→ WORK INSTRUCTIONS: Transcribe the records below exactly as they appear, omitting any pictures.

---- ENTRIES

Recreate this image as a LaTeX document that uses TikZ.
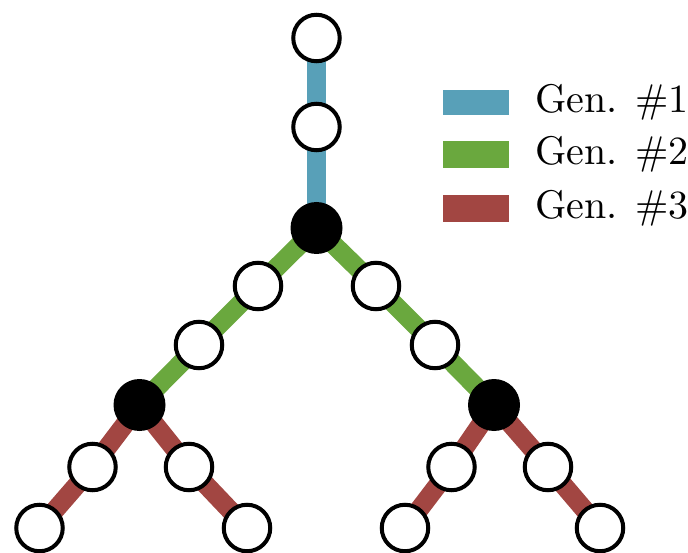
\documentclass[tikz,border=0pt]{standalone}
\usepackage{graphicx}
\definecolor{genA}{RGB}{88,160,184}
\definecolor{genB}{RGB}{106,168,62}
\definecolor{genC}{RGB}{162,70,66}
\pgfdeclarelayer{bg}
\pgfsetlayers{bg,main}
\tikzset{
  wnode/.style={circle,draw=black,fill=white,line width=4pt,minimum size=46.5pt,inner sep=0pt},
  bnode/.style={circle,fill=black,minimum size=52pt,inner sep=0pt},
  edgeA/.style={draw=genA,line width=19pt},
  edgeB/.style={draw=genB,line width=19pt},
  edgeC/.style={draw=genC,line width=19pt},
  legtext/.style={anchor=base west,inner sep=0pt},
}
\begin{document}
\begin{tikzpicture}[x=1pt,y=-1pt]
\useasboundingbox (0,0) rectangle (688,553);
% nodes
\node[wnode] (t1) at (316.5,38) {};
\node[wnode] (t2) at (316.5,127) {};
\node[bnode] (h) at (316.5,228) {};
\node[wnode] (l1) at (258,286) {};
\node[wnode] (l2) at (199,345) {};
\node[bnode] (lb) at (139.5,405) {};
\node[wnode] (r1) at (376,286) {};
\node[wnode] (r2) at (435,345) {};
\node[bnode] (rb) at (494,405) {};
\node[wnode] (ll1) at (92.5,467) {};
\node[wnode] (ll2) at (39.5,528) {};
\node[wnode] (lr1) at (189,467) {};
\node[wnode] (lr2) at (247,528) {};
\node[wnode] (rl1) at (451.5,467) {};
\node[wnode] (rl2) at (405,528) {};
\node[wnode] (rr1) at (548,467) {};
\node[wnode] (rr2) at (600,528) {};
% edges behind nodes
\begin{pgfonlayer}{bg}
\path[edgeA] (t1.center) -- (t2.center) -- (h.center);
\path[edgeB] (h.center) -- (l1.center) -- (l2.center) -- (lb.center);
\path[edgeB] (h.center) -- (r1.center) -- (r2.center) -- (rb.center);
\path[edgeC] (lb.center) -- (ll1.center) -- (ll2.center);
\path[edgeC] (lb.center) -- (lr1.center) -- (lr2.center);
\path[edgeC] (rb.center) -- (rl1.center) -- (rl2.center);
\path[edgeC] (rb.center) -- (rr1.center) -- (rr2.center);
\end{pgfonlayer}
% legend
\fill[genA] (443,90) rectangle (509,115);
\fill[genB] (443,141) rectangle (509,168);
\fill[genC] (443,195) rectangle (509,222);
\node[legtext] (g1) at (535,112.7) {\scalebox{4}{Gen. \#1}};
\node[legtext] (g2) at (535,164.7) {\scalebox{4}{Gen. \#2}};
\node[legtext] (g3) at (535,218.7) {\scalebox{4}{Gen. \#3}};
\end{tikzpicture}
\end{document}
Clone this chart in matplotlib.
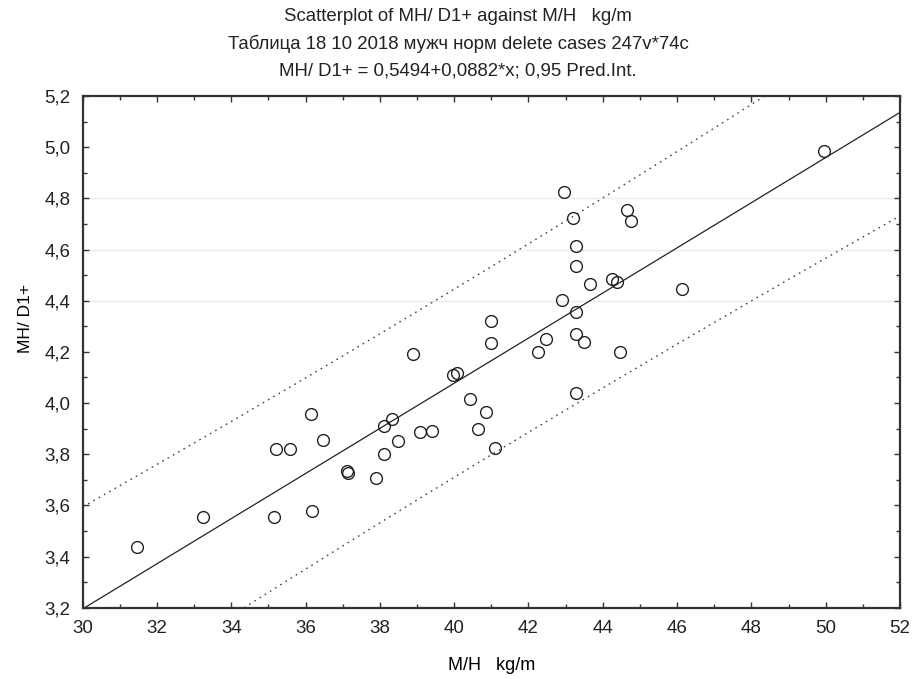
import numpy as np
import matplotlib
matplotlib.use("Agg")
from matplotlib import pyplot as plt
from matplotlib.ticker import MultipleLocator, FuncFormatter

plt.rcParams['font.family'] = ['Liberation Sans', 'DejaVu Sans']
plt.rcParams['text.color'] = '#222222'

# M/H (kg/m) and MH/D1+ per case
mh_kgm = [49.96, 42.95, 43.19, 44.64, 44.76, 43.27, 43.27, 44.26, 44.37, 43.65,
          46.14, 42.90, 43.27, 40.98, 40.98, 42.47, 42.25, 43.27, 43.49, 44.46,
          38.90, 39.98, 40.08, 40.43, 36.14, 36.46, 35.20, 35.58, 38.12, 38.32,
          38.50, 38.12, 39.08, 39.41, 37.11, 37.15, 37.90, 35.16, 36.18, 33.23,
          31.45, 40.85, 40.65, 41.10, 43.27]
mh_d1 = [4.985, 4.826, 4.722, 4.754, 4.710, 4.615, 4.535, 4.483, 4.474, 4.465,
         4.445, 4.402, 4.354, 4.322, 4.233, 4.250, 4.199, 4.268, 4.238, 4.199,
         4.190, 4.109, 4.118, 4.015, 3.957, 3.855, 3.821, 3.821, 3.910, 3.937,
         3.852, 3.802, 3.888, 3.892, 3.734, 3.725, 3.706, 3.555, 3.579, 3.553,
         3.438, 3.963, 3.898, 3.825, 4.040]

intercept = 0.5494
slope = 0.0882
t_crit = 2.017  # t(0.975, n-2), n = 45

x = np.array(mh_kgm)
y = np.array(mh_d1)
n = len(x)

# fitted line and 95% prediction interval
xs = np.linspace(30, 52, 200)
fit = intercept + slope * xs
resid = y - (intercept + slope * x)
s = np.sqrt(np.sum(resid ** 2) / (n - 2))
sxx = np.sum((x - x.mean()) ** 2)
half = t_crit * s * np.sqrt(1 + 1 / n + (xs - x.mean()) ** 2 / sxx)

fig = plt.figure(figsize=(9.16, 6.79), dpi=100)
ax = fig.add_axes([0.0903, 0.105, 0.8922, 0.7536])

for gy in (4.4, 4.6, 4.8):
    ax.axhline(gy, color='#ededed', lw=1.0, zorder=0)

ax.plot(xs, fit, color='#222222', lw=0.9, zorder=2)
ax.plot(xs, fit + half, color='#444444', lw=1.0, ls=(0, (1.2, 3.2)), zorder=2)
ax.plot(xs, fit - half, color='#444444', lw=1.0, ls=(0, (1.2, 3.2)), zorder=2)
ax.plot(x, y, 'o', mfc='none', mec='#222222', ms=8.5, mew=1.0, zorder=3)

ax.set_xlim(30, 52)
ax.set_ylim(3.2, 5.2)
ax.xaxis.set_major_locator(MultipleLocator(2))
ax.xaxis.set_minor_locator(MultipleLocator(1))
ax.yaxis.set_major_locator(MultipleLocator(0.2))
ax.yaxis.set_minor_locator(MultipleLocator(0.1))
ax.xaxis.set_major_formatter(FuncFormatter(lambda v, p: f"{v:.0f}"))
ax.yaxis.set_major_formatter(FuncFormatter(lambda v, p: f"{v:.1f}".replace('.', ',')))
ax.tick_params(which='both', direction='in', top=True, right=True,
               color='#333333', width=1.0, labelcolor='#222222')
ax.tick_params(which='major', length=4, labelsize=13.5)
ax.tick_params(axis='x', which='major', pad=9)
ax.tick_params(axis='y', which='major', pad=9)
ax.tick_params(which='minor', length=3)
for sp in ax.spines.values():
    sp.set_linewidth(1.6)
    sp.set_color('#333333')

ax.set_xlabel("M/H   kg/m", fontsize=13, labelpad=14)
ax.set_ylabel("MH/ D1+", fontsize=12.5)
ax.yaxis.set_label_coords(-0.061, 0.566)

fig.text(0.5, 0.975, "Scatterplot of MH/ D1+ against M/H   kg/m",
         ha='center', va='center', fontsize=13.4)
fig.text(0.5, 0.935, "Таблица 18 10 2018 мужч норм delete cases 247v*74c",
         ha='center', va='center', fontsize=13.4)
fig.text(0.5, 0.896, "MH/ D1+ = 0,5494+0,0882*x; 0,95 Pred.Int.",
         ha='center', va='center', fontsize=13.4)

fig.savefig("out.png", dpi=100)
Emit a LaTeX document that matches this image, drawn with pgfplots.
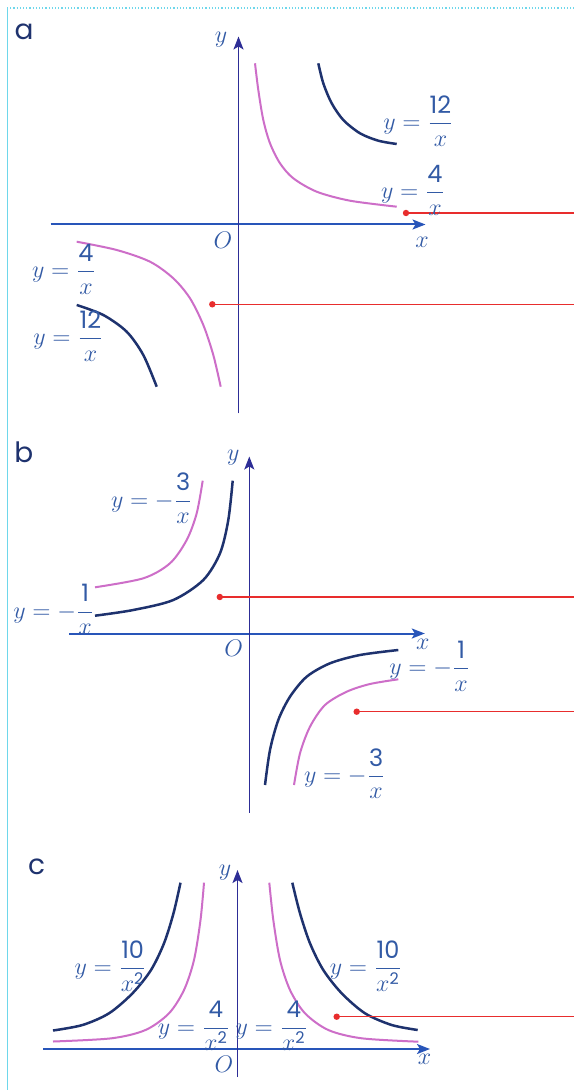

--------

→ EXERCISE OUTPUT:
Recreate this image as a LaTeX document that uses TikZ.
\documentclass[tikz,border=0pt]{standalone}
\usepackage{graphicx}
\definecolor{genA}{RGB}{88,160,184}
\definecolor{genB}{RGB}{106,168,62}
\definecolor{genC}{RGB}{162,70,66}
\pgfdeclarelayer{bg}
\pgfsetlayers{bg,main}
\tikzset{
  wnode/.style={circle,draw=black,fill=white,line width=4pt,minimum size=46.5pt,inner sep=0pt},
  bnode/.style={circle,fill=black,minimum size=52pt,inner sep=0pt},
  edgeA/.style={draw=genA,line width=19pt},
  edgeB/.style={draw=genB,line width=19pt},
  edgeC/.style={draw=genC,line width=19pt},
  legtext/.style={anchor=base west,inner sep=0pt},
}
\begin{document}
\begin{tikzpicture}[x=1pt,y=-1pt]
\useasboundingbox (0,0) rectangle (688,553);
% nodes
\node[wnode] (t1) at (316.5,38) {};
\node[wnode] (t2) at (316.5,127) {};
\node[bnode] (h) at (316.5,228) {};
\node[wnode] (l1) at (258,286) {};
\node[wnode] (l2) at (199,345) {};
\node[bnode] (lb) at (139.5,405) {};
\node[wnode] (r1) at (376,286) {};
\node[wnode] (r2) at (435,345) {};
\node[bnode] (rb) at (494,405) {};
\node[wnode] (ll1) at (92.5,467) {};
\node[wnode] (ll2) at (39.5,528) {};
\node[wnode] (lr1) at (189,467) {};
\node[wnode] (lr2) at (247,528) {};
\node[wnode] (rl1) at (451.5,467) {};
\node[wnode] (rl2) at (405,528) {};
\node[wnode] (rr1) at (548,467) {};
\node[wnode] (rr2) at (600,528) {};
% edges behind nodes
\begin{pgfonlayer}{bg}
\path[edgeA] (t1.center) -- (t2.center) -- (h.center);
\path[edgeB] (h.center) -- (l1.center) -- (l2.center) -- (lb.center);
\path[edgeB] (h.center) -- (r1.center) -- (r2.center) -- (rb.center);
\path[edgeC] (lb.center) -- (ll1.center) -- (ll2.center);
\path[edgeC] (lb.center) -- (lr1.center) -- (lr2.center);
\path[edgeC] (rb.center) -- (rl1.center) -- (rl2.center);
\path[edgeC] (rb.center) -- (rr1.center) -- (rr2.center);
\end{pgfonlayer}
% legend
\fill[genA] (443,90) rectangle (509,115);
\fill[genB] (443,141) rectangle (509,168);
\fill[genC] (443,195) rectangle (509,222);
\node[legtext] (g1) at (535,112.7) {\scalebox{4}{Gen. \#1}};
\node[legtext] (g2) at (535,164.7) {\scalebox{4}{Gen. \#2}};
\node[legtext] (g3) at (535,218.7) {\scalebox{4}{Gen. \#3}};
\end{tikzpicture}
\end{document}
Clone this chart in matplotlib.
import numpy as np
import matplotlib
matplotlib.use("Agg")
from matplotlib import pyplot as plt
from matplotlib.ticker import MultipleLocator, FuncFormatter

plt.rcParams['font.family'] = ['Liberation Sans', 'DejaVu Sans']
plt.rcParams['text.color'] = '#222222'

# M/H (kg/m) and MH/D1+ per case
mh_kgm = [49.96, 42.95, 43.19, 44.64, 44.76, 43.27, 43.27, 44.26, 44.37, 43.65,
          46.14, 42.90, 43.27, 40.98, 40.98, 42.47, 42.25, 43.27, 43.49, 44.46,
          38.90, 39.98, 40.08, 40.43, 36.14, 36.46, 35.20, 35.58, 38.12, 38.32,
          38.50, 38.12, 39.08, 39.41, 37.11, 37.15, 37.90, 35.16, 36.18, 33.23,
          31.45, 40.85, 40.65, 41.10, 43.27]
mh_d1 = [4.985, 4.826, 4.722, 4.754, 4.710, 4.615, 4.535, 4.483, 4.474, 4.465,
         4.445, 4.402, 4.354, 4.322, 4.233, 4.250, 4.199, 4.268, 4.238, 4.199,
         4.190, 4.109, 4.118, 4.015, 3.957, 3.855, 3.821, 3.821, 3.910, 3.937,
         3.852, 3.802, 3.888, 3.892, 3.734, 3.725, 3.706, 3.555, 3.579, 3.553,
         3.438, 3.963, 3.898, 3.825, 4.040]

intercept = 0.5494
slope = 0.0882
t_crit = 2.017  # t(0.975, n-2), n = 45

x = np.array(mh_kgm)
y = np.array(mh_d1)
n = len(x)

# fitted line and 95% prediction interval
xs = np.linspace(30, 52, 200)
fit = intercept + slope * xs
resid = y - (intercept + slope * x)
s = np.sqrt(np.sum(resid ** 2) / (n - 2))
sxx = np.sum((x - x.mean()) ** 2)
half = t_crit * s * np.sqrt(1 + 1 / n + (xs - x.mean()) ** 2 / sxx)

fig = plt.figure(figsize=(9.16, 6.79), dpi=100)
ax = fig.add_axes([0.0903, 0.105, 0.8922, 0.7536])

for gy in (4.4, 4.6, 4.8):
    ax.axhline(gy, color='#ededed', lw=1.0, zorder=0)

ax.plot(xs, fit, color='#222222', lw=0.9, zorder=2)
ax.plot(xs, fit + half, color='#444444', lw=1.0, ls=(0, (1.2, 3.2)), zorder=2)
ax.plot(xs, fit - half, color='#444444', lw=1.0, ls=(0, (1.2, 3.2)), zorder=2)
ax.plot(x, y, 'o', mfc='none', mec='#222222', ms=8.5, mew=1.0, zorder=3)

ax.set_xlim(30, 52)
ax.set_ylim(3.2, 5.2)
ax.xaxis.set_major_locator(MultipleLocator(2))
ax.xaxis.set_minor_locator(MultipleLocator(1))
ax.yaxis.set_major_locator(MultipleLocator(0.2))
ax.yaxis.set_minor_locator(MultipleLocator(0.1))
ax.xaxis.set_major_formatter(FuncFormatter(lambda v, p: f"{v:.0f}"))
ax.yaxis.set_major_formatter(FuncFormatter(lambda v, p: f"{v:.1f}".replace('.', ',')))
ax.tick_params(which='both', direction='in', top=True, right=True,
               color='#333333', width=1.0, labelcolor='#222222')
ax.tick_params(which='major', length=4, labelsize=13.5)
ax.tick_params(axis='x', which='major', pad=9)
ax.tick_params(axis='y', which='major', pad=9)
ax.tick_params(which='minor', length=3)
for sp in ax.spines.values():
    sp.set_linewidth(1.6)
    sp.set_color('#333333')

ax.set_xlabel("M/H   kg/m", fontsize=13, labelpad=14)
ax.set_ylabel("MH/ D1+", fontsize=12.5)
ax.yaxis.set_label_coords(-0.061, 0.566)

fig.text(0.5, 0.975, "Scatterplot of MH/ D1+ against M/H   kg/m",
         ha='center', va='center', fontsize=13.4)
fig.text(0.5, 0.935, "Таблица 18 10 2018 мужч норм delete cases 247v*74c",
         ha='center', va='center', fontsize=13.4)
fig.text(0.5, 0.896, "MH/ D1+ = 0,5494+0,0882*x; 0,95 Pred.Int.",
         ha='center', va='center', fontsize=13.4)

fig.savefig("out.png", dpi=100)
Emit a LaTeX document that matches this image, drawn with pgfplots.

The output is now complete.